[Records with drawing code]
━━━━━━
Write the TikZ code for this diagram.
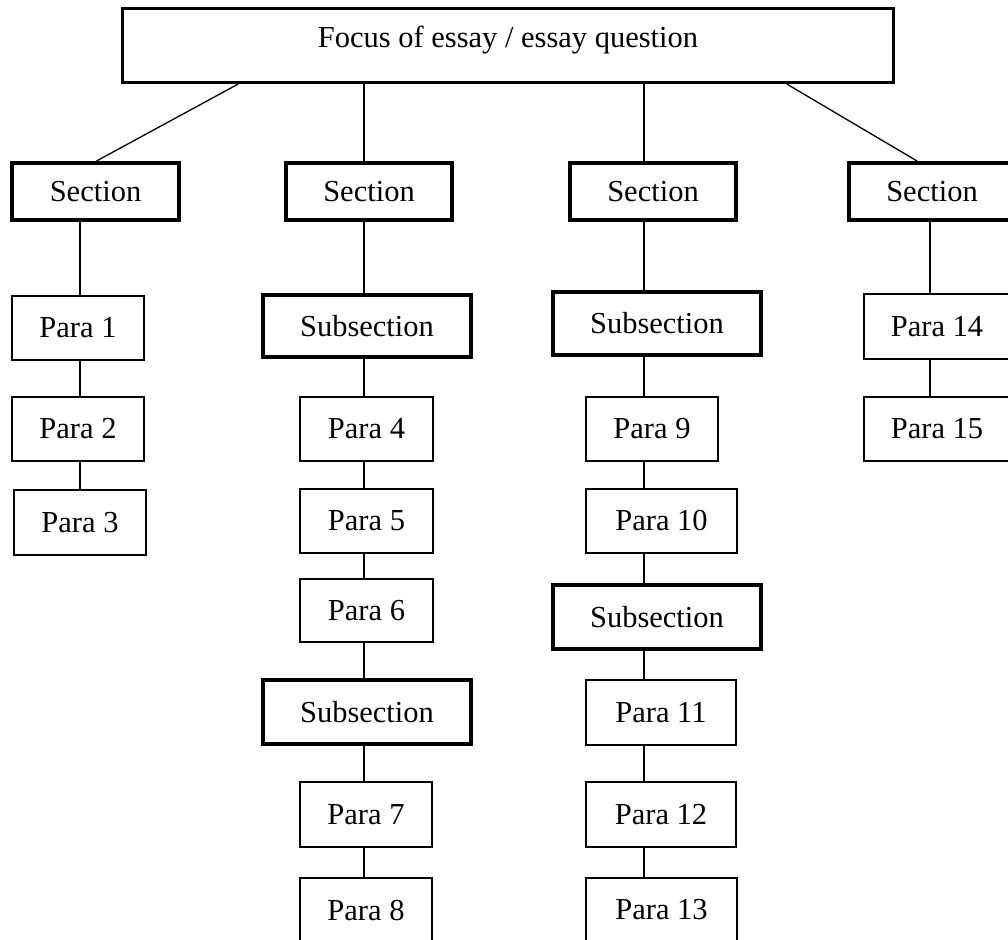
\documentclass[tikz,border=0pt]{standalone}
\usepackage{fontspec}
\setmainfont{Liberation Serif}
% box drawn from its edges: style, name, left, right, top, bottom, text
\newcommand{\edgebox}[7]{%
  \node[#1, minimum width={(#4)-(#3)}, minimum height={(#6)-(#5)}]
    (#2) at ({((#3)+(#4))/2},{((#5)+(#6))/2}) {#7};}
\begin{document}
\begin{tikzpicture}[x=1pt,y=-1pt,
  box/.style={draw, rectangle, inner sep=0pt, fill=white,
    font=\fontsize{30.5}{36}\selectfont},
  para/.style={box, line width=1.3pt},
  sect/.style={box, line width=4pt},
  topbox/.style={box, line width=3.3pt, text height=39.5pt, text depth=34.5pt},
  link/.style={line width=1.3pt}]
\useasboundingbox (0,0) rectangle (1008,939);
\clip (0,0) rectangle (1008,939);

% column axes for the vertical connectors
\coordinate (c1) at (80,0);
\coordinate (c2) at (364,0);
\coordinate (c3) at (644,0);
\coordinate (c4) at (930,0);

% essay focus
\edgebox{topbox}{top}{122.5}{893.5}{8.5}{82.5}{Focus of essay / essay question}

% sections
\edgebox{sect}{sec1}{12}{179}{163}{220}{Section}
\edgebox{sect}{sec2}{286}{452}{163}{220}{Section}
\edgebox{sect}{sec3}{570}{736}{163}{220}{Section}
\edgebox{sect}{sec4}{849}{1015}{163}{220}{Section}

% column 1
\edgebox{para}{p1}{12}{144}{296}{360}{Para 1}
\edgebox{para}{p2}{12}{144}{397}{461}{Para 2}
\edgebox{para}{p3}{14}{146}{490}{555}{Para 3}

% column 2
\edgebox{sect}{sub2a}{263}{471}{295}{357}{Subsection}
\edgebox{para}{p4}{300}{433}{397}{461}{Para 4}
\edgebox{para}{p5}{300}{433}{489}{553}{Para 5}
\edgebox{para}{p6}{300}{433}{579}{642}{Para 6}
\edgebox{sect}{sub2b}{263}{471}{680}{744}{Subsection}
\edgebox{para}{p7}{300}{432}{782}{847}{Para 7}
\edgebox{para}{p8}{300}{432}{878}{942}{Para 8}

% column 3
\edgebox{sect}{sub3a}{553}{761}{292}{355}{Subsection}
\edgebox{para}{p9}{586}{718}{397}{461}{Para 9}
\edgebox{para}{p10}{586}{737}{489}{553}{Para 10}
\edgebox{sect}{sub3b}{553}{761}{585}{649}{Subsection}
\edgebox{para}{p11}{586}{736}{680}{745}{Para 11}
\edgebox{para}{p12}{586}{736}{782}{847}{Para 12}
\edgebox{para}{p13}{586}{737}{878}{942}{Para 13}

% column 4
\edgebox{para}{p14}{864}{1010}{294}{359}{Para 14}
\edgebox{para}{p15}{864}{1010}{397}{461}{Para 15}

% connectors from the essay focus to the sections
\draw[link] ([xshift=-270]top.south) -- ([xshift=1]sec1.north);
\draw[link] (top.south -| c2) -- (sec2.north -| c2);
\draw[link] (top.south -| c3) -- (sec3.north -| c3);
\draw[link] ([xshift=279]top.south) -- ([xshift=-15]sec4.north);

% connectors down each column
\foreach \a/\b in {sec1/p1, p1/p2, p2/p3}
  \draw[link] (\a.south -| c1) -- (\b.north -| c1);
\foreach \a/\b in {sec2/sub2a, sub2a/p4, p4/p5, p5/p6, p6/sub2b, sub2b/p7, p7/p8}
  \draw[link] (\a.south -| c2) -- (\b.north -| c2);
\foreach \a/\b in {sec3/sub3a, sub3a/p9, p9/p10, p10/sub3b, sub3b/p11, p11/p12, p12/p13}
  \draw[link] (\a.south -| c3) -- (\b.north -| c3);
\foreach \a/\b in {sec4/p14, p14/p15}
  \draw[link] (\a.south -| c4) -- (\b.north -| c4);
\end{tikzpicture}
\end{document}
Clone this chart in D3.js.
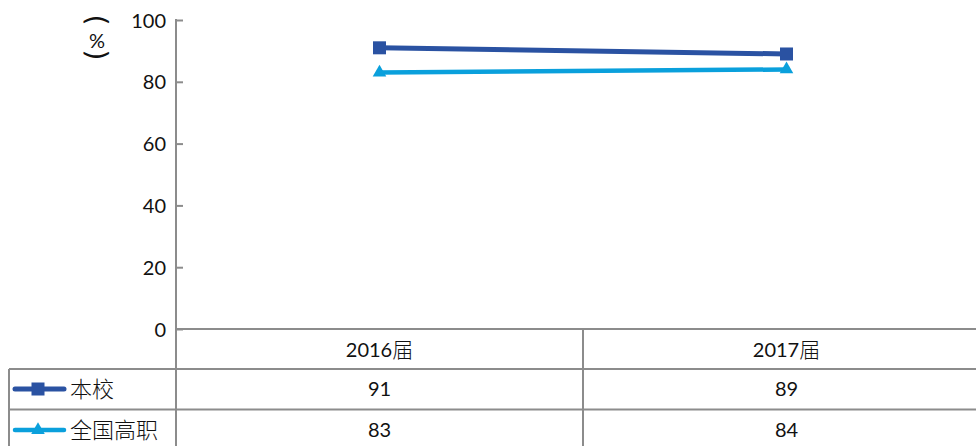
<!DOCTYPE html>
<html><head><meta charset="utf-8">
<script src="https://cdn.jsdelivr.net/npm/d3@7"></script>
<style>body{margin:0;background:#fff}svg{display:block}</style>
</head><body>
<script>
const categories = ["2016届", "2017届"];
const seriesNames = ["本校", "全国高职"];
const school = [91, 89];
const national = [83, 84];
const yTicks = [0, 20, 40, 60, 80, 100];

const W = 976, H = 446;
const svg = d3.select("body").append("svg").attr("width", W).attr("height", H);
const gray = "#8c8c8c";
const numFont = "Lato, 'Open Sans', sans-serif";
const cjkFont = "'Noto Sans CJK SC', sans-serif";

const x = d3.scaleBand().domain(categories).range([176, 990]);
const y = d3.scaleLinear().domain([0, 100]).range([329, 20]);

// y axis
const yAxis = d3.axisLeft(y).tickValues(yTicks).tickSize(0).tickPadding(0);
const ga = svg.append("g").attr("transform", "translate(176,0)").call(yAxis);
ga.select(".domain").remove();
ga.selectAll("text").attr("x", -10).attr("font-family", numFont).attr("font-size", 20).attr("fill", "#111").attr("dy", "0.35em");
ga.selectAll(".tick").append("line").attr("x1", 0).attr("x2", 7).attr("stroke", gray).attr("stroke-width", 2);
svg.append("line").attr("x1", 176).attr("x2", 176).attr("y1", 19).attr("y2", H).attr("stroke", gray).attr("stroke-width", 2);

// y axis title (vertical)
svg.append("text").attr("transform", "translate(97,20) rotate(90)").attr("text-anchor", "middle").attr("dy", "0.35em")
  .attr("font-family", "'DejaVu Sans', sans-serif").attr("font-size", 28).attr("fill", "#111").text("(");
svg.append("text").attr("x", 97).attr("y", 41).attr("text-anchor", "middle").attr("dy", "0.35em")
  .attr("font-family", numFont).attr("font-size", 20).attr("fill", "#111").text("%");
svg.append("text").attr("transform", "translate(97,55) rotate(90)").attr("text-anchor", "middle").attr("dy", "0.35em")
  .attr("font-family", "'DejaVu Sans', sans-serif").attr("font-size", 28).attr("fill", "#111").text(")");

// table
svg.append("line").attr("x1", 176).attr("x2", W).attr("y1", 329).attr("y2", 329).attr("stroke", gray).attr("stroke-width", 2);
[369, 409.5].forEach(v => svg.append("line").attr("x1", 9).attr("x2", W).attr("y1", v).attr("y2", v).attr("stroke", gray).attr("stroke-width", 2));
svg.append("line").attr("x1", 9).attr("x2", 9).attr("y1", 369).attr("y2", H).attr("stroke", gray).attr("stroke-width", 2);
svg.append("line").attr("x1", x("2017届")).attr("x2", x("2017届")).attr("y1", 329).attr("y2", H).attr("stroke", gray).attr("stroke-width", 2);

// header labels
categories.forEach(c => {
  const t = svg.append("text").attr("x", x(c) + x.bandwidth() / 2).attr("y", 350).attr("dy", "0.35em")
    .attr("text-anchor", "middle").attr("font-family", numFont).attr("font-size", 20).attr("fill", "#111");
  t.append("tspan").text(c.replace("届", ""));
  t.append("tspan").attr("font-family", cjkFont).attr("font-weight", 300).attr("font-size", 21).text("届");
});

const series = [
  { name: seriesNames[0], values: school, color: "#2a52a2", marker: "square", rowMid: 389 },
  { name: seriesNames[1], values: national, color: "#0aa0dc", marker: "triangle", rowMid: 430 }
];

const lineGen = d3.line().x((d, i) => x(categories[i]) + x.bandwidth() / 2).y(d => y(d));

function drawMarker(g, type, cx, cy, color) {
  if (type === "square") {
    g.append("rect").attr("x", cx - 6.5).attr("y", cy - 6.5).attr("width", 13).attr("height", 13).attr("fill", color);
  } else {
    g.append("path").attr("d", d3.symbol().type(d3.symbolTriangle).size(80)()).attr("transform", `translate(${cx},${cy})`).attr("fill", color);
  }
}

series.forEach(s => {
  svg.append("path").datum(s.values).attr("d", lineGen).attr("fill", "none").attr("stroke", s.color).attr("stroke-width", s.marker === "square" ? 5 : 4.5);
  const g = svg.append("g");
  s.values.forEach((v, i) => drawMarker(g, s.marker, x(categories[i]) + x.bandwidth() / 2, y(v), s.color));
  svg.append("line").attr("x1", 15).attr("x2", 64).attr("y1", s.rowMid).attr("y2", s.rowMid).attr("stroke", s.color).attr("stroke-width", s.marker === "square" ? 5 : 4.5).attr("stroke-linecap", "round");
  drawMarker(svg, s.marker, 38, s.rowMid, s.color);
  svg.append("text").attr("x", 70).attr("y", s.rowMid).attr("dy", "0.36em").attr("font-family", cjkFont).attr("font-weight", 300)
    .attr("font-size", 22).attr("fill", "#111").text(s.name);
  s.values.forEach((v, i) => {
    svg.append("text").attr("x", x(categories[i]) + x.bandwidth() / 2).attr("y", s.rowMid).attr("dy", "0.35em")
      .attr("text-anchor", "middle").attr("font-family", numFont).attr("font-size", 20).attr("fill", "#111").text(v);
  });
});
</script>
</body></html>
━━━━━━
=== Work instructions ===
Take every line from the records above that has the word "this" and copy it.

=== Right answer ===
Write the TikZ code for this diagram.
Clone this chart in D3.js.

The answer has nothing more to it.